Hypocrisy slay of the day: Sen. Hirono. Sen. Hirono, once again running low on f—s, went in on Kavanaugh’s record concerning reproductive rights, making the man wish he never met the phrase “undue burden.” See, in one case Kavanaugh ruled on, he said that people who opposed birth control on religious grounds shouldn’t have to fill out a form approving their employees’ health coverage of it. That, in his estimation, was “undue burden.” The phrase came up again in Garza v. Hargan, in which Kavanaugh’s decision sought to deny an immigrant minor an abortion. Kavanaugh wanted the procedure delayed until the girl found foster parents who could talk it through with her—letting her pregnancy tick on towards the 20-week deadline for abortions under Texas law. That delay, he argued then, did not constitute “undue burden.” Sen.

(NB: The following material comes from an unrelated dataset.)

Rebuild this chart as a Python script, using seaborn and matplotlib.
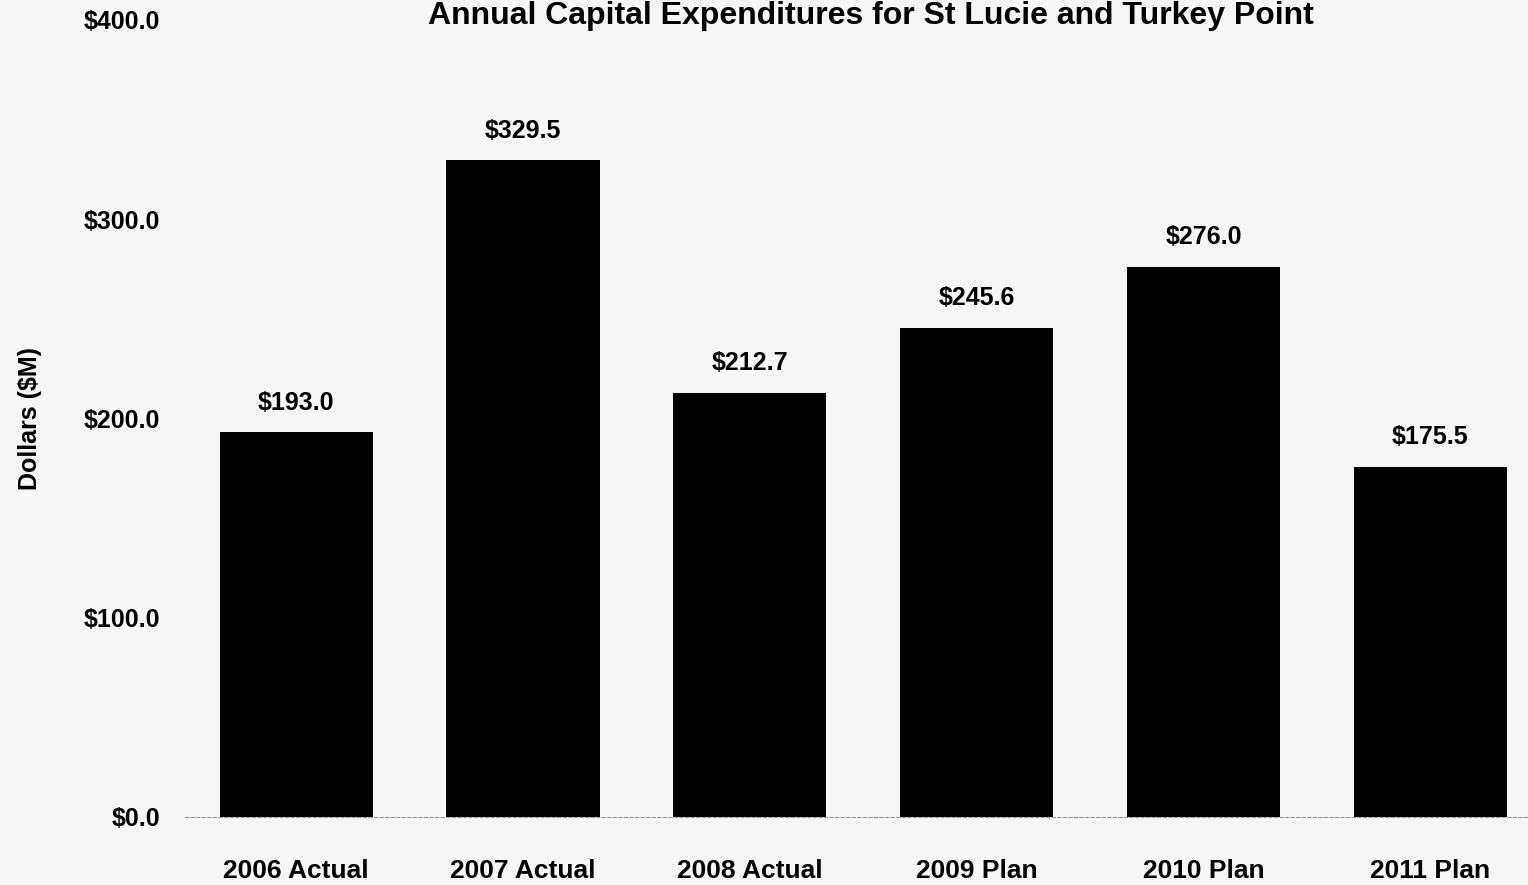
import matplotlib
matplotlib.use("Agg")
import matplotlib.pyplot as plt
import seaborn as sns
import pandas as pd

categories = ["2006 Actual", "2007 Actual", "2008 Actual", "2009 Plan", "2010 Plan", "2011 Plan"]
spend = [193.0, 329.5, 212.7, 245.6, 276.0, 175.5]
yticks = [0, 100, 200, 300, 400]
title = "Annual Capital Expenditures for St Lucie and Turkey Point"

sns.set_theme(style="white")
plt.rcParams["font.family"] = ["Liberation Sans", "DejaVu Sans"]
plt.rcParams["font.weight"] = "bold"
plt.rcParams["text.color"] = "black"
plt.rcParams["axes.labelcolor"] = "black"
plt.rcParams["xtick.color"] = "black"
plt.rcParams["ytick.color"] = "black"

bg = "#f6f6f6"
fig = plt.figure(figsize=(15.28, 8.85), dpi=100, facecolor=bg)
ax = fig.add_axes([185 / 1528, 68 / 885, 1 - 185 / 1528, 797 / 885])
ax.set_facecolor(bg)

df = pd.DataFrame({"cat": categories, "val": spend})
sns.barplot(data=df, x="cat", y="val", color="black", width=0.675,
            saturation=1, ax=ax, edgecolor="none")

ax.set_ylim(0, 400)
ax.set_xlim(-0.49, 5.43)
ax.set_yticks(yticks)
ax.set_yticklabels([f"${v:.1f}" for v in yticks], fontsize=18, fontweight="bold")
ax.tick_params(axis="y", length=4, width=0.6, color="#aaaaaa", labelcolor="black", pad=14)
ax.tick_params(axis="x", length=0, pad=30, labelsize=19, labelcolor="black")
for lab in ax.get_xticklabels():
    lab.set_fontweight("bold")

for s in ["top", "right", "left"]:
    ax.spines[s].set_visible(False)
ax.spines["bottom"].set_color("#9a9a9a")
ax.spines["bottom"].set_linewidth(0.8)
ax.spines["bottom"].set_linestyle((0, (3, 2)))

ax.set_xlabel("")
ax.set_ylabel("Dollars ($M)", fontsize=18, fontweight="bold", labelpad=30)

for i, v in enumerate(spend):
    ax.text(i, v + 9, f"${v:.1f}", ha="center", va="bottom", fontsize=18, fontweight="bold")

fig.text(0.57, 1 - 24 / 885, title, ha="center", va="baseline",
         fontsize=23, fontweight="bold")

fig.savefig("out.png", dpi=100, facecolor=bg)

Hirono scoffed at the irony laid out by the two cases: “So filling out a two-page form was too much,” she said. “But it was not too much for [Jane Doe] to wait around for foster parents to be found.”
Best circus advocate: Senator Lindsay Graham (R—South Carolina).
PHOTO: Drew Angerer
Send in the clowns.
After Sen. Hatch mumbled that the proceedings had turned into “a circus,” Sen. Graham quipped, “I wanna defend circuses. Circuses are entertaining and you can take your children to them.” An excellent line, but I wasn’t surprised—the last 18 months have afforded Sen. Graham plenty of chances to defend a clown.
Guy we’re most done with: Senator John Kennedy (R—Louisiana). Of all the whining the Republicans have done this week about protestors exercising free speech, Sen. Kennedy’s has been the whiniest. After Kavanaugh himself said, in the wake of a protestor’s shouting, that the students behind him were getting a chance to learn about democracy, Sen. Kennedy—who’s a dead ringer for this choir-boy doll my grandmother used to put out at Christmas, though that’s neither here nor there—looked down at the girls and snooted of the interruption, “It’s happened over 200 times in the last three days. It’s not really how democracy’s supposed to work.” Actually, girls, it is. If democracy needs less of anything, it’s old white guys looking down from on high, telling you what to think.
The detective drama spinoff I’d most like to watch:Klobuchouse.
PHOTO: Bloomberg
Nothing but respect for my Law & Order candidate.
She—Sen. Klobuchar is the unflappable good cop, smiling with catlike calm when a suspect spits her questions back in her face. He—Sen. Whitehouse—is the keyed-up bad cop, a cross between Statler from The Muppets and that one snappish teacher from high school who, looking back, probably had some stuff going on at home. They’re good cops on their own—but together, they’re great.